▸ **What this task involves**: Without the pictures, copy the entries below word for word.

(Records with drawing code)
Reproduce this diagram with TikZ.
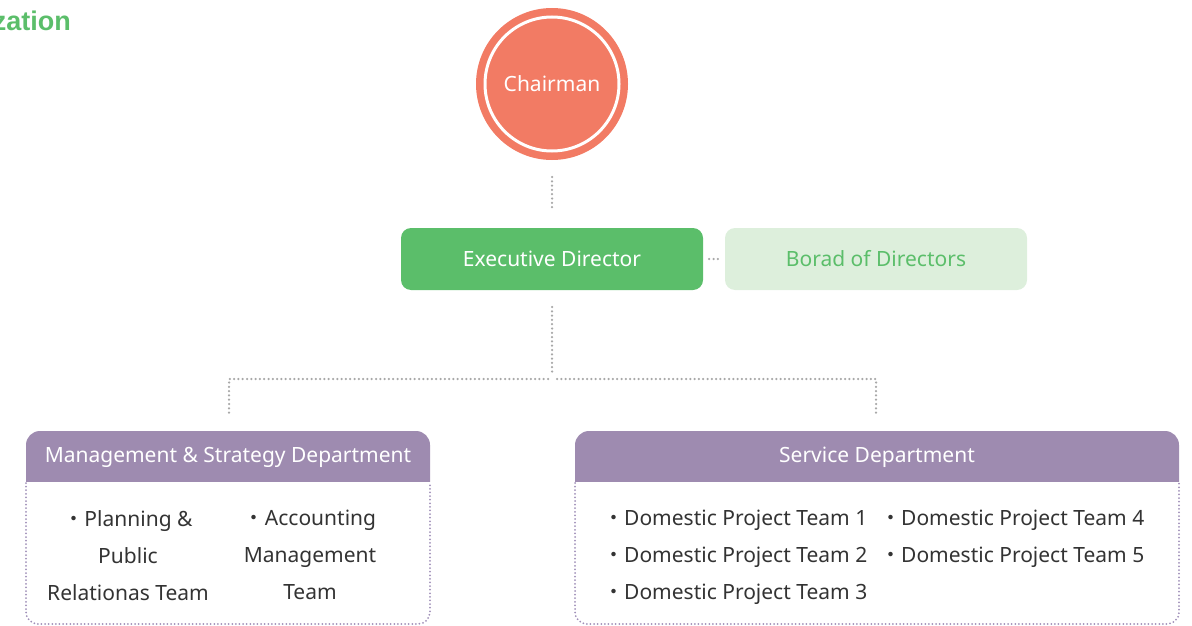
\documentclass[tikz,border=0pt]{standalone}
\usepackage{fontspec}
\setmainfont{Noto Sans}
\newfontfamily\cjkdot{Noto Sans CJK KR}
\newfontfamily\titlefont{Liberation Sans}
\newcommand{\bul}{{\cjkdot ・}}
\definecolor{chair}{HTML}{F27B64}
\definecolor{exgreen}{HTML}{5BBE6A}
\definecolor{lightgreen}{HTML}{DDEFDC}
\definecolor{purp}{HTML}{9E8BB0}
\definecolor{purpdot}{HTML}{A090B8}
\definecolor{dotgray}{HTML}{A8A8A8}
\definecolor{txt}{HTML}{333333}
\tikzset{
  dotline/.style={draw=dotgray, line width=2.5pt, line cap=round, dash pattern=on 0pt off 4.3pt},
  boxdot/.style={draw=purpdot, line width=2pt, line cap=round, dash pattern=on 0pt off 3.6pt, rounded corners=12pt},
  topbox/.style={rounded corners=10pt, minimum width=302pt, minimum height=62pt, inner sep=0pt, font=\fontsize{21}{25}\selectfont},
  hdr/.style={text=white, font=\fontsize{21}{25}\selectfont},
  team/.style={text=txt, font=\fontsize{21}{37}\selectfont, inner sep=0pt},
}
\begin{document}
\begin{tikzpicture}[x=1pt,y=-1pt]
\useasboundingbox (0,0) rectangle (1192,626);
% title fragment
\node[anchor=east, text=exgreen, font=\fontsize{27}{30}\titlefont\bfseries, inner sep=0pt] (title) at (71,21) {zation};
% chairman
\fill[chair] (552,84) circle (76);
\draw[white, line width=3pt] (552,84) circle (67);
\node[text=white, font=\fontsize{21}{25}\selectfont] (chair) at (552,84) {Chairman};
\coordinate (c1) at (552,177);
\coordinate (c2) at (552,211);
\draw[dotline] (c1) -- (c2);
% executive
\node[topbox, fill=exgreen, text=white] (exec) at (552,259) {Executive Director};
\node[topbox, fill=lightgreen, text=exgreen] (board) at (876,259) {Borad of Directors};
\draw[dotline] ([xshift=6pt]exec.east) -- ([xshift=-4pt]board.west);
\coordinate (e1) at (552,307);
\coordinate (e2) at (552,372);
\draw[dotline] (e1) -- (e2);
\coordinate (hl) at (229,379);
\coordinate (hr) at (876,379);
\coordinate (hm1) at (548,379);
\coordinate (hm2) at (557,379);
\coordinate (dl) at (229,413);
\coordinate (dr) at (876,413);
\draw[dotline] (hm1) -- (hl) -- (dl);
\draw[dotline] (hm2) -- (hr) -- (dr);
% department headers
\begin{scope}
\clip (0,0) rectangle (1192,481);
\fill[purp, rounded corners=14pt] (26,431) rectangle (430,505);
\fill[purp, rounded corners=14pt] (575,431) rectangle (1179,505);
\end{scope}
% left department
\draw[boxdot] (26,483) -- (26,624) -- (430,624) -- (430,483);
\node[hdr] (ms) at (228,457) {Management \& Strategy Department};
\node[team, align=center, anchor=north] (pr) at (128,510) {\bul Planning \&\\Public\\Relationas Team};
\node[team, align=center, anchor=north] (ac) at (310,510) {\bul Accounting\\Management\\Team};
% right department
\draw[boxdot] (575,483) -- (575,624) -- (1179,624) -- (1179,483);
\node[hdr] (sd) at (877,457) {Service Department};
\node[team, align=left, anchor=north west] (t1) at (603,510) {\bul Domestic Project Team 1\\\bul Domestic Project Team 2\\\bul Domestic Project Team 3};
\node[team, align=left, anchor=north west] (t4) at (880,510) {\bul Domestic Project Team 4\\\bul Domestic Project Team 5};
\end{tikzpicture}
\end{document}
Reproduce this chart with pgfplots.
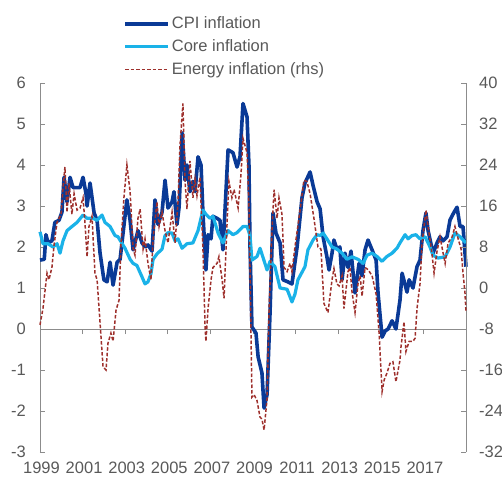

▸ **Solution to the exercise**:
Reproduce this diagram with TikZ.
\documentclass[tikz,border=0pt]{standalone}
\usepackage{fontspec}
\setmainfont{Noto Sans}
\newfontfamily\cjkdot{Noto Sans CJK KR}
\newfontfamily\titlefont{Liberation Sans}
\newcommand{\bul}{{\cjkdot ・}}
\definecolor{chair}{HTML}{F27B64}
\definecolor{exgreen}{HTML}{5BBE6A}
\definecolor{lightgreen}{HTML}{DDEFDC}
\definecolor{purp}{HTML}{9E8BB0}
\definecolor{purpdot}{HTML}{A090B8}
\definecolor{dotgray}{HTML}{A8A8A8}
\definecolor{txt}{HTML}{333333}
\tikzset{
  dotline/.style={draw=dotgray, line width=2.5pt, line cap=round, dash pattern=on 0pt off 4.3pt},
  boxdot/.style={draw=purpdot, line width=2pt, line cap=round, dash pattern=on 0pt off 3.6pt, rounded corners=12pt},
  topbox/.style={rounded corners=10pt, minimum width=302pt, minimum height=62pt, inner sep=0pt, font=\fontsize{21}{25}\selectfont},
  hdr/.style={text=white, font=\fontsize{21}{25}\selectfont},
  team/.style={text=txt, font=\fontsize{21}{37}\selectfont, inner sep=0pt},
}
\begin{document}
\begin{tikzpicture}[x=1pt,y=-1pt]
\useasboundingbox (0,0) rectangle (1192,626);
% title fragment
\node[anchor=east, text=exgreen, font=\fontsize{27}{30}\titlefont\bfseries, inner sep=0pt] (title) at (71,21) {zation};
% chairman
\fill[chair] (552,84) circle (76);
\draw[white, line width=3pt] (552,84) circle (67);
\node[text=white, font=\fontsize{21}{25}\selectfont] (chair) at (552,84) {Chairman};
\coordinate (c1) at (552,177);
\coordinate (c2) at (552,211);
\draw[dotline] (c1) -- (c2);
% executive
\node[topbox, fill=exgreen, text=white] (exec) at (552,259) {Executive Director};
\node[topbox, fill=lightgreen, text=exgreen] (board) at (876,259) {Borad of Directors};
\draw[dotline] ([xshift=6pt]exec.east) -- ([xshift=-4pt]board.west);
\coordinate (e1) at (552,307);
\coordinate (e2) at (552,372);
\draw[dotline] (e1) -- (e2);
\coordinate (hl) at (229,379);
\coordinate (hr) at (876,379);
\coordinate (hm1) at (548,379);
\coordinate (hm2) at (557,379);
\coordinate (dl) at (229,413);
\coordinate (dr) at (876,413);
\draw[dotline] (hm1) -- (hl) -- (dl);
\draw[dotline] (hm2) -- (hr) -- (dr);
% department headers
\begin{scope}
\clip (0,0) rectangle (1192,481);
\fill[purp, rounded corners=14pt] (26,431) rectangle (430,505);
\fill[purp, rounded corners=14pt] (575,431) rectangle (1179,505);
\end{scope}
% left department
\draw[boxdot] (26,483) -- (26,624) -- (430,624) -- (430,483);
\node[hdr] (ms) at (228,457) {Management \& Strategy Department};
\node[team, align=center, anchor=north] (pr) at (128,510) {\bul Planning \&\\Public\\Relationas Team};
\node[team, align=center, anchor=north] (ac) at (310,510) {\bul Accounting\\Management\\Team};
% right department
\draw[boxdot] (575,483) -- (575,624) -- (1179,624) -- (1179,483);
\node[hdr] (sd) at (877,457) {Service Department};
\node[team, align=left, anchor=north west] (t1) at (603,510) {\bul Domestic Project Team 1\\\bul Domestic Project Team 2\\\bul Domestic Project Team 3};
\node[team, align=left, anchor=north west] (t4) at (880,510) {\bul Domestic Project Team 4\\\bul Domestic Project Team 5};
\end{tikzpicture}
\end{document}
Reproduce this chart with pgfplots.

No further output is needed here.